Il y a quatre ans, je vous disais que Trump était soluble dans les institutions américaines et que le débat de fond était si les Américains, après 4 ans de téléréalité, n’allaient pas zapper le Trump show. Non seulement les Américains ont zappé, mais ils ne veulent pas que le Trump show revienne à chaque saison comme les Kardashians. Une saison du Trump show et clap de fin. Trump ne sera pas à l’investiture de Biden et il ne laissera probablement pas de courrier sur le bureau ovale à son successeur. Trump n’a respecté aucune des traditions que les Américains ont sacralisées avec le temps. La République n’est pas naturelle. C’est un accident de l’histoire, pour ne pas dire une création humaine. C’est pourquoi une République a besoin de traditions et de rituels qui sont son âme. Après la profanation du temple du Capitole par les hordes trumpistes, les pays rivaux des Etats-Unis en ont naturellement profité pour les présenter comme une République bananière, comme une démocratie du tiers-monde ou même, avec beaucoup de perfidie, comme la preuve ultime des limites de la démocratie. C’est de bonne guerre, car qui veut noyer son chien l’accuse de rage. Mais ils vont rapidement déchanter.
Comme Hitler s’emparant du pays de Goethe, de Schiller et de Beethoven, Trump a été un accident de l’histoire. Hitler a plongé l’Allemagne, un des piliers de l’histoire de la pensée, dans la barbarie primitive nazie, en supprimant la démocratie qui lui avait permis d’arriver au pouvoir. Trump a été certes un accident, un intermède malheureux et peu glorieux dans l’histoire des Etats-Unis, mais les Américains ont réussi à fermer rapidement la parenthèse en le jetant dans les poubelles de l’histoire. Ce que les Allemands n’avaient pas réussi à faire, parce que hypnotisés par le caporal Hitler.
Le fait que l’ouragan Trump n’ait pas réussi à dévaster les institutions américaines, comme l’ouragan Katarina l’avait fait avec la Floride et la Nouvelle Orléans, confirme encore la grande sagesse et la vision exceptionnelle des rédacteurs de la Constitution américaine, le meilleur texte politique que les hommes ont jamais produit. Ce texte qui a permis de contenir l’ouragan Trump, transformer les 13 colonies sur la côte Est en un pays continent entre 2 océans, de survivre à la guerre de sécession, d’envoyer un homme sur la lune, est le bien le plus précieux de l’Amérique, parce que ce texte qui fait plus confiance aux institutions abstraites et impersonnelles qu’aux humeurs ou aux intérêts des hommes, a permis de bâtir un système où les acteurs, à commencer par le Président, sont une variable. C’est parce qu’aux Etats-Unis le système est plus fort que les hommes que Trump a été soluble dans les institutions.

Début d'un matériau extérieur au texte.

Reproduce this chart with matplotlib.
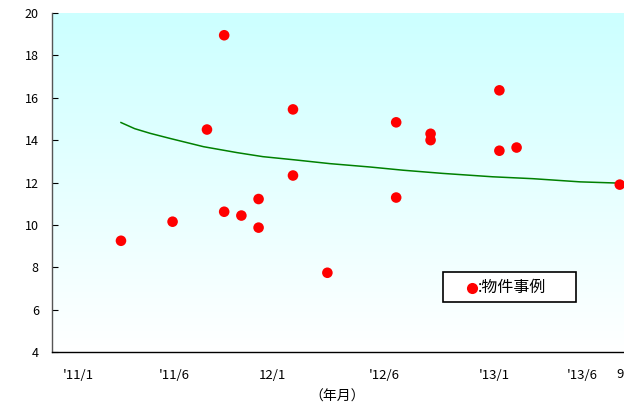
import numpy as np
import matplotlib
matplotlib.use('Agg')
import matplotlib.pyplot as plt
from matplotlib.colors import LinearSegmentedColormap
from matplotlib.patches import Rectangle

plt.rcParams['font.family'] = ['Noto Sans CJK JP', 'DejaVu Sans']

# 物件事例 (経過月数: 2011/1 = 0)
jirei_tsuki = [3, 6, 8, 9, 9, 10, 11, 11, 13, 13, 15, 19, 19, 21, 21, 25, 25, 26, 32]
jirei_chi = [9.25, 10.15, 14.5, 18.95, 10.62, 10.44, 11.22, 9.87, 15.45, 12.33,
             7.74, 14.84, 11.29, 14.3, 14.0, 16.35, 13.5, 13.65, 11.9]

# 推移線
sen_tsuki = [3.0, 3.8, 4.7, 5.85, 7.8, 9.75, 11.25, 13.2, 15.15, 17.5, 19.4,
             21.7, 24.6, 26.95, 29.7, 32.0, 33.0]
sen_chi = [14.83, 14.54, 14.32, 14.08, 13.69, 13.41, 13.22, 13.06, 12.89, 12.73,
           12.58, 12.43, 12.27, 12.18, 12.03, 11.97, 11.93]

# 軸ラベル
x_ichi = [0.5, 6.1, 11.8, 18.3, 24.7, 29.8]
x_labels = ["'11/1", "'11/6", "12/1", "'12/6", "'13/1", "'13/6"]
y_ticks = [4, 6, 8, 10, 12, 14, 16, 18, 20]

fig = plt.figure(figsize=(6.24, 4.05), dpi=100)
ax = fig.add_axes([52 / 624, 53 / 405, (632 - 52) / 624, (352 - 13) / 405])

# 背景グラデーション（上: 水色 → 下: 白）
cmap = LinearSegmentedColormap.from_list('haikei', ['#ffffff', '#ccffff'])
grad = np.linspace(0, 1, 256).reshape(-1, 1)
ax.imshow(grad, extent=[0, 1, 0, 1], transform=ax.transAxes, origin='lower',
          aspect='auto', cmap=cmap, zorder=0)

ax.plot(sen_tsuki, sen_chi, color='#008000', linewidth=1.1, zorder=2)
ax.scatter(jirei_tsuki, jirei_chi, s=58, color='#ff0000', edgecolors='none', zorder=3)

ax.set_xlim(-1.01, 32.71)
ax.set_ylim(4, 20)

ax.set_yticks(y_ticks)
ax.tick_params(axis='y', direction='in', length=4, width=0.8, pad=9.5,
               labelsize=9, colors='black')
ax.set_xticks(x_ichi)
ax.set_xticklabels(x_labels)
ax.tick_params(axis='x', length=0, pad=12, labelsize=9.5)
fig.text(616 / 624, 1 - 375 / 405, '9', fontsize=9.5, ha='left', va='center')

for s in ['top', 'right']:
    ax.spines[s].set_visible(False)
ax.spines['left'].set_color('#555555')
ax.spines['left'].set_linewidth(1.0)
ax.spines['bottom'].set_linewidth(1.0)

fig.text(337 / 624, 1 - 397 / 405, '（年月）', fontsize=10, ha='center', va='center')

# 凡例（枠・マーカー・文字）
fig.patches.append(Rectangle((443 / 624, 1 - 302 / 405), 133 / 624, 30 / 405,
                             transform=fig.transFigure, facecolor='white',
                             edgecolor='black', linewidth=1.2, zorder=5))
fig.lines.append(plt.Line2D([472 / 624], [1 - 288 / 405], transform=fig.transFigure,
                            linestyle='none', marker='o', markersize=8,
                            markerfacecolor='#ff0000', markeredgecolor='none', zorder=6))
fig.text(478 / 624, 1 - 287 / 405, ':物件事例', fontsize=11.5, ha='left', va='center',
         zorder=6)

fig.savefig('out.png', dpi=100)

Dans une démocratie, le système est toujours plus fort que les acteurs. Et on ne peut pas en dire autant des pays qui ont monté en épingle l’invasion barbare du Capitole. Dans la plupart de ces pays, le chef de l’Etat se substitue au système. Dans notre pays, c’est parce que le système devient de plus en plus fort face aux acteurs que l’alternance est devenue la «respiration naturelle» du système et qu’on peut passer d’un régime à un autre (2012) d’une ère politique à une autre (2000) en une semaine. Ce que les Américains ne savent pas faire. Sur ce plan, nous sommes les champions du monde, mais il faut aussi éviter d’être les champions du monde en termes de modifications constitutionnelles.

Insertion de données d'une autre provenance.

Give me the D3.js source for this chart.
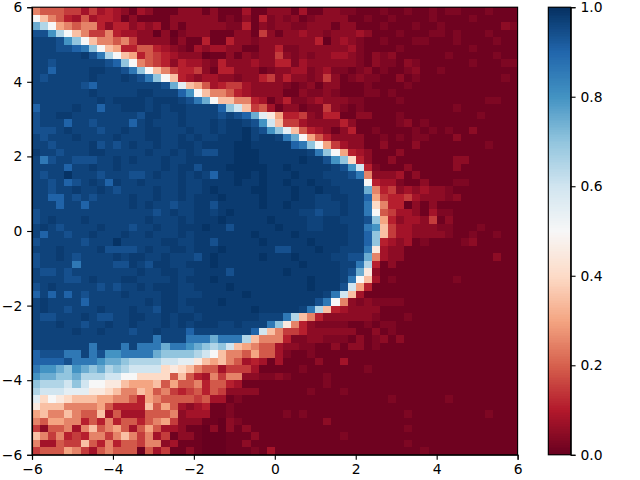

En soixante ans, nous avons plus modifié notre Constitution que les Américains en plus de 3 siècles. L’histoire des Etats-Unis regorge de grands discours d’investiture comme Lincoln tendant la main aux Etats sudistes pour éviter la guerre, Kennedy invitant les Américains à se lancer à la conquête de la nouvelle frontière (l’Espace) ou Roosevelt invitant les Américains à vaincre la peur et avoir confiance en leur destin après la crise de 1929. Biden, lui, devra rappeler qu’une démocratie, ce sont des institutions solides, mais aussi et surtout des hommes qui s’y soumettent en respectant les règles. La démocratie est une affaire de textes, mais surtout de gentleman. Ce que Trump n’a jamais été.